DIRECTIONS FOR THIS TASK:
Copy out, with no alterations, the lines below running from the one containing "Generate a web" to the one containing "const preDipI = [0.001, -0.020, 0.001];", inclusive at each end; pictures are omitted.

>>>

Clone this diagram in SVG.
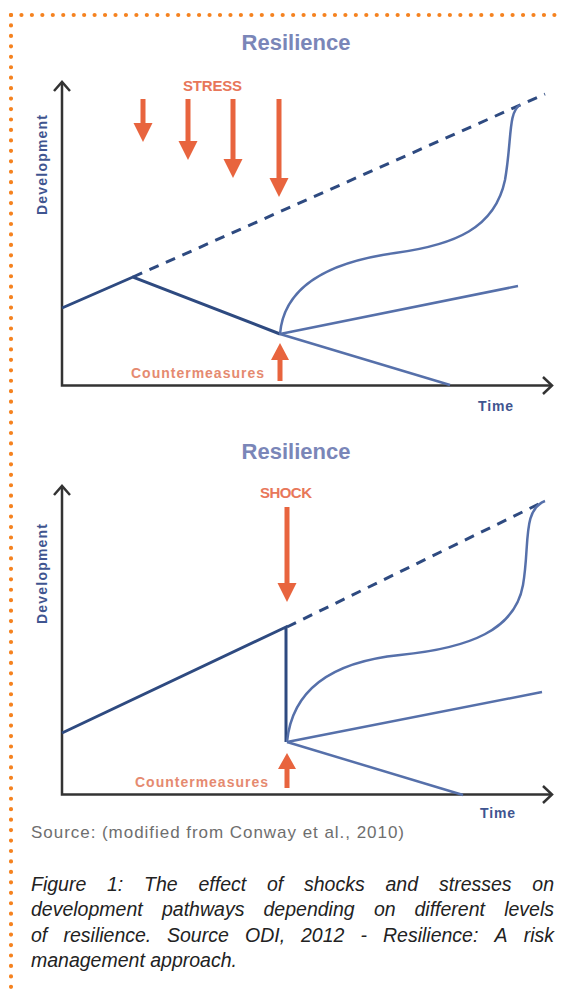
<svg xmlns="http://www.w3.org/2000/svg" width="564" height="992" viewBox="0 0 564 992">
<style>
.title{font-family:"Liberation Sans",Arial,sans-serif;font-weight:bold;font-size:22px;fill:#7a86b8;text-anchor:middle}
.lab{font-family:"Liberation Sans",Arial,sans-serif;font-weight:bold;font-size:15px;fill:#e8775a}
.cm{font-family:"Liberation Sans",Arial,sans-serif;font-weight:bold;font-size:14px;fill:#e58a70;text-anchor:end}
.ax{font-family:"Liberation Sans",Arial,sans-serif;font-weight:bold;font-size:14px;fill:#3f5590}
.axis{fill:none;stroke:#333;stroke-width:2.5}
.main{fill:none;stroke:#2e4a80;stroke-width:3;stroke-linejoin:miter}
.dash{fill:none;stroke:#2e4a80;stroke-width:3;stroke-dasharray:10 8}
.rec{fill:none;stroke:#5670aa;stroke-width:2.5}
.arr{fill:#e8643e}
.dots{stroke:#f5821f;stroke-width:4.2;stroke-linecap:round;stroke-dasharray:0 10.45}
.src{font-family:"Liberation Sans",Arial,sans-serif;font-size:17px;fill:#6e6e6e}
.cap{font-family:"Liberation Sans",Arial,sans-serif;font-style:italic;font-size:19.5px;fill:#222}
.end{text-anchor:end}
</style>
<rect width="564" height="992" fill="#fff"/>
<g id="border">
<line class="dots" x1="11" y1="15" x2="564" y2="15"/>
<line class="dots" x1="11" y1="15" x2="11" y2="992"/>
</g>

<g id="chart-top">
<text class="title" x="296" y="50">Resilience</text>
<g id="axes-top">
<path class="axis" d="M62,82 V385.5 H552"/>
<path class="axis" d="M54,91 L62,82 L70,91"/>
<path class="axis" d="M543,377 L552,385.5 L543,394"/>
<text class="ax" transform="translate(47,165) rotate(-90)" text-anchor="middle" textLength="100">Development</text>
<text class="ax" x="478" y="411" textLength="35">Time</text>
</g>
<g id="stress">
<text class="lab" x="183" y="91" textLength="59">STRESS</text>
<path class="arr" d="M140.5,99 h5 v24 h7 l-9.5,19 l-9.5,-19 h7 z"/>
<path class="arr" d="M185.5,99 h5 v42 h7 l-9.5,19 l-9.5,-19 h7 z"/>
<path class="arr" d="M230.5,99 h5 v60 h7 l-9.5,19 l-9.5,-19 h7 z"/>
<path class="arr" d="M276.5,99 h5 v79 h7 l-9.5,19 l-9.5,-19 h7 z"/>
</g>
<g id="counter-top">
<path class="arr" d="M277.5,381 h5 v-21 h6.5 l-9,-17 l-9,17 h6.5 z"/>
<text class="cm" x="264" y="378" textLength="133">Countermeasures</text>
</g>
</g>

<g id="connectors-top">
<path class="dash" d="M133,277 L545,94"/>
<path class="main" d="M62,308 L133,277 L280,334"/>
<path class="rec" d="M280,334 C284,285 330,262 395,253 C455,245 495,228 505,180 C512,140 508,112 520,105"/>
<path class="rec" d="M280,334 L518,286"/>
<path class="rec" d="M280,334 L450,385"/>
</g>

<g id="chart-bottom">
<text class="title" x="296" y="459">Resilience</text>
<g id="axes-bottom">
<path class="axis" d="M62,486 V794.5 H552"/>
<path class="axis" d="M54,495 L62,486 L70,495"/>
<path class="axis" d="M543,786 L552,794.5 L543,803"/>
<text class="ax" transform="translate(47,574) rotate(-90)" text-anchor="middle" textLength="100">Development</text>
<text class="ax" x="480" y="818" textLength="35">Time</text>
</g>
<g id="shock">
<text class="lab" x="260" y="498" textLength="52">SHOCK</text>
<path class="arr" d="M284.5,507 h5 v76 h7 l-9.5,19 l-9.5,-19 h7 z"/>
</g>
<g id="counter-bottom">
<path class="arr" d="M284.5,788 h5 v-19 h6.5 l-9,-16 l-9,16 h6.5 z"/>
<text class="cm" x="268" y="787" textLength="133">Countermeasures</text>
</g>
</g>

<g id="connectors-bottom">
<path class="dash" d="M287,627 L545,501"/>
<path class="main" d="M62,733 L286,627 L286,742"/>
<path class="rec" d="M287,742 C292,690 330,662 400,655 C470,648 515,630 523,585 C530,545 522,510 545,501"/>
<path class="rec" d="M287,742 L542,692"/>
<path class="rec" d="M287,742 L463,795"/>
</g>

<g id="source">
<text class="src" x="31" y="838" textLength="373">Source: (modified from Conway et al., 2010)</text>
</g>

<g id="caption" class="cap">
<text y="891"><tspan x="31">Figure</tspan><tspan x="107">1:</tspan><tspan x="144">The</tspan><tspan x="198.5">effect</tspan><tspan x="267">of</tspan><tspan x="304">shocks</tspan><tspan x="385.5">and</tspan><tspan x="439">stresses</tspan></text>
<text class="end" x="554" y="891">on</text>
<text y="916"><tspan x="31">development</tspan><tspan x="162">pathways</tspan><tspan x="263.5">depending</tspan><tspan x="374">on</tspan><tspan x="414.5">different</tspan></text>
<text class="end" x="554" y="916">levels</text>
<text y="942"><tspan x="31">of</tspan><tspan x="63.5">resilience.</tspan><tspan x="167">Source</tspan><tspan x="245">ODI,</tspan><tspan x="301">2012</tspan><tspan x="360.5">-</tspan><tspan x="383">Resilience:</tspan><tspan x="494.5">A</tspan></text>
<text class="end" x="554" y="942">risk</text>
<text y="967" x="31">management approach.</text>
</g>
</svg>
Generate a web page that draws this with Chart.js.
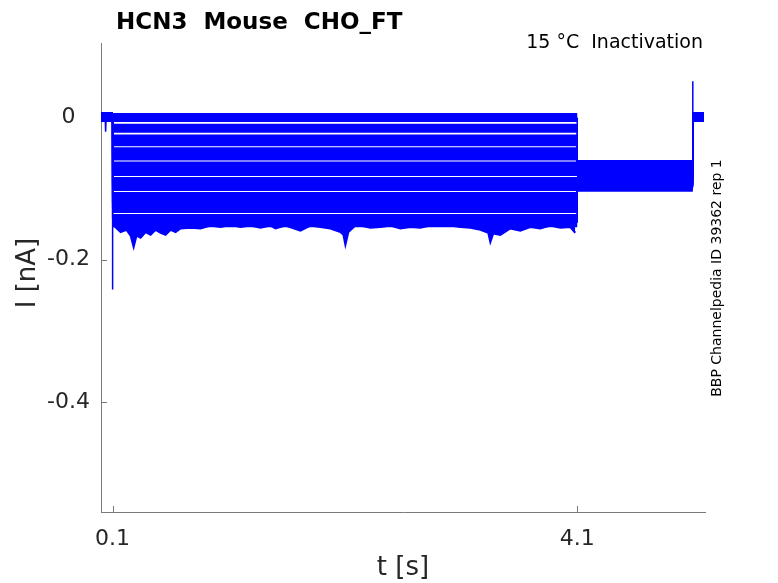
<!DOCTYPE html>
<html>
<head>
<meta charset="utf-8">
<script src="https://cdn.jsdelivr.net/npm/chart.js@4.4.1/dist/chart.umd.min.js"></script>
<style>
  html, body { margin: 0; padding: 0; background: #fff; }
  canvas { display: block; }
</style>
</head>
<body>
<canvas id="chart" width="778" height="583"></canvas>
<script>
// sweep timing [s]
const tPulse = 0.1;
const tStep = 4.1;
const tBack = 5.095;
const tEnd = 5.19;

// current during the long pulse, one value per sweep [nA]
const pulseLevels = [0, -0.015, -0.030, -0.034, -0.048, -0.054, -0.068, -0.076, -0.090, -0.097, -0.111, -0.120, -0.128, -0.142, -0.148];
// current after the step, one value per sweep [nA]
const stepLevels = [-0.066, -0.068, -0.071, -0.073, -0.075, -0.078, -0.080, -0.082, -0.084, -0.087, -0.089, -0.091, -0.094, -0.096, -0.098];
const holdLevel = 0.001;
const onsetSpike = -0.242;
const offsetSpike = 0.051;
const preDipT = [0.036, 0.040, 0.044];
const preDipI = [0.001, -0.020, 0.001];

// lower noisy edge of the pulse traces
const lowEdgeT = [0.109, 0.169, 0.220, 0.255, 0.281, 0.306, 0.341, 0.384, 0.427, 0.470, 0.513, 0.556, 0.599, 0.642, 0.685, 0.771, 0.857, 0.943, 1.029, 1.115, 1.201, 1.287, 1.373, 1.459, 1.502, 1.588, 1.717, 1.803, 1.889, 1.975, 2.061, 2.087, 2.104, 2.130, 2.190, 2.233, 2.319, 2.405, 2.491, 2.577, 2.663, 2.749, 2.835, 2.922, 3.008, 3.094, 3.180, 3.266, 3.334, 3.352, 3.377, 3.438, 3.524, 3.610, 3.696, 3.782, 3.868, 3.954, 4.040, 4.083];
const lowEdgeI = [-0.152, -0.161, -0.158, -0.166, -0.182, -0.166, -0.169, -0.161, -0.165, -0.158, -0.162, -0.165, -0.158, -0.161, -0.156, -0.155, -0.156, -0.152, -0.154, -0.151, -0.154, -0.152, -0.155, -0.152, -0.156, -0.152, -0.159, -0.152, -0.154, -0.156, -0.161, -0.165, -0.179, -0.161, -0.152, -0.152, -0.155, -0.154, -0.152, -0.156, -0.154, -0.155, -0.152, -0.152, -0.152, -0.154, -0.155, -0.158, -0.162, -0.175, -0.163, -0.165, -0.156, -0.159, -0.154, -0.156, -0.152, -0.155, -0.154, -0.162];

const xTicks = [0.1, 4.1];
const yTicks = [-0.4, -0.2, 0];

const traceColor = '#0000ff';
const axisColor = '#7a7a7a';
const textColor = '#262626';
const fontFamily = '"DejaVu Sans", sans-serif';

function sweep(i) {
    const pts = [{x: 0, y: holdLevel}];
    if (i === 0) {
        preDipT.forEach((t, k) => pts.push({x: t, y: preDipI[k]}));
    }
    pts.push({x: tPulse, y: holdLevel});
    if (i === pulseLevels.length - 1) pts.push({x: tPulse, y: onsetSpike});
    pts.push({x: tPulse, y: pulseLevels[i]});
    pts.push({x: tStep, y: pulseLevels[i]});
    pts.push({x: tStep, y: stepLevels[i]});
    pts.push({x: tBack, y: stepLevels[i]});
    if (i === 0) pts.push({x: tBack, y: offsetSpike});
    pts.push({x: tBack, y: holdLevel});
    pts.push({x: tEnd, y: holdLevel});
    return pts;
}

// jumps are thin, noisy plateaus thick
const thinJump = ctx => Math.abs(ctx.p1.parsed.x - ctx.p0.parsed.x) < 0.01 ? 1.5 : 9;

const datasets = pulseLevels.map((lvl, i) => ({
    data: sweep(i),
    borderColor: traceColor,
    borderWidth: 9,
    pointRadius: 0,
    tension: 0,
    fill: false,
    segment: {borderWidth: thinJump}
}));
// ragged lower edge, filled up to the lowest sweep
datasets.push({
    data: lowEdgeT.map((t, k) => ({x: t, y: lowEdgeI[k]})),
    borderColor: traceColor,
    backgroundColor: traceColor,
    borderWidth: 2,
    pointRadius: 0,
    tension: 0,
    fill: {target: {value: pulseLevels[pulseLevels.length - 1]}}
});

const decorations = {
    id: 'decorations',
    beforeDatasetsDraw(chart) {
        const {ctx, chartArea: a, scales: {x, y}} = chart;
        ctx.save();
        ctx.strokeStyle = axisColor;
        ctx.lineWidth = 1;
        ctx.beginPath();
        xTicks.forEach(v => {
            const px = Math.round(x.getPixelForValue(v)) + 0.5;
            ctx.moveTo(px, a.bottom);
            ctx.lineTo(px, a.bottom - 6);
        });
        yTicks.forEach(v => {
            const py = Math.round(y.getPixelForValue(v)) + 0.5;
            ctx.moveTo(a.left, py);
            ctx.lineTo(a.left + 6, py);
        });
        ctx.stroke();
        ctx.restore();
    },
    afterDraw(chart) {
        const {ctx} = chart;
        ctx.save();
        ctx.fillStyle = '#000';
        ctx.textAlign = 'left';
        ctx.textBaseline = 'alphabetic';
        ctx.font = 'bold 23px ' + fontFamily;
        ctx.fillText('HCN3  Mouse  CHO_FT', 116, 29);

        ctx.font = '19px ' + fontFamily;
        ctx.textAlign = 'right';
        ctx.fillText('15 °C  Inactivation', 703, 48);

        ctx.fillStyle = textColor;
        ctx.font = '26px ' + fontFamily;
        ctx.textAlign = 'center';
        ctx.textBaseline = 'middle';
        ctx.fillText('t [s]', 403, 568);

        ctx.save();
        ctx.translate(28, 273);
        ctx.rotate(-Math.PI / 2);
        ctx.fillText('I [nA]', 0, 0);
        ctx.restore();

        ctx.fillStyle = '#000';
        ctx.font = '14px ' + fontFamily;
        ctx.translate(717, 278);
        ctx.rotate(-Math.PI / 2);
        ctx.fillText('BBP Channelpedia ID 39362 rep 1', 0, 0);
        ctx.restore();
    }
};

new Chart(document.getElementById('chart'), {
    type: 'line',
    data: {datasets: datasets},
    options: {
        responsive: false,
        animation: false,
        devicePixelRatio: 1,
        layout: {padding: {left: 0, right: 73, top: 43, bottom: 0}},
        plugins: {
            legend: {display: false},
            title: {display: false},
            tooltip: {enabled: false}
        },
        scales: {
            x: {
                type: 'linear',
                min: 0,
                max: 5.2,
                afterFit: s => { s.height = 71; },
                afterBuildTicks: s => { s.ticks = xTicks.map(v => ({value: v})); },
                grid: {display: false, drawTicks: false},
                border: {display: true, color: axisColor, width: 1},
                ticks: {
                    color: textColor,
                    font: {family: fontFamily, size: 22},
                    padding: 14,
                    maxRotation: 0,
                    autoSkip: false,
                    callback: v => String(v)
                }
            },
            y: {
                type: 'linear',
                min: -0.555,
                max: 0.105,
                afterFit: s => { s.width = 101; },
                afterBuildTicks: s => { s.ticks = yTicks.map(v => ({value: v})); },
                grid: {display: false, drawTicks: false},
                border: {display: true, color: axisColor, width: 1},
                ticks: {
                    color: textColor,
                    font: {family: fontFamily, size: 22},
                    padding: 11,
                    crossAlign: 'center',
                    autoSkip: false,
                    callback: v => String(v)
                }
            }
        }
    },
    plugins: [decorations]
});
</script>
</body>
</html>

<<<

SOLUTION TO THIS PROBLEM:
Generate a web page that draws this with Chart.js.
<!DOCTYPE html>
<html>
<head>
<meta charset="utf-8">
<script src="https://cdn.jsdelivr.net/npm/chart.js@4.4.1/dist/chart.umd.min.js"></script>
<style>
  html, body { margin: 0; padding: 0; background: #fff; }
  canvas { display: block; }
</style>
</head>
<body>
<canvas id="chart" width="778" height="583"></canvas>
<script>
// sweep timing [s]
const tPulse = 0.1;
const tStep = 4.1;
const tBack = 5.095;
const tEnd = 5.19;

// current during the long pulse, one value per sweep [nA]
const pulseLevels = [0, -0.015, -0.030, -0.034, -0.048, -0.054, -0.068, -0.076, -0.090, -0.097, -0.111, -0.120, -0.128, -0.142, -0.148];
// current after the step, one value per sweep [nA]
const stepLevels = [-0.066, -0.068, -0.071, -0.073, -0.075, -0.078, -0.080, -0.082, -0.084, -0.087, -0.089, -0.091, -0.094, -0.096, -0.098];
const holdLevel = 0.001;
const onsetSpike = -0.242;
const offsetSpike = 0.051;
const preDipT = [0.036, 0.040, 0.044];
const preDipI = [0.001, -0.020, 0.001];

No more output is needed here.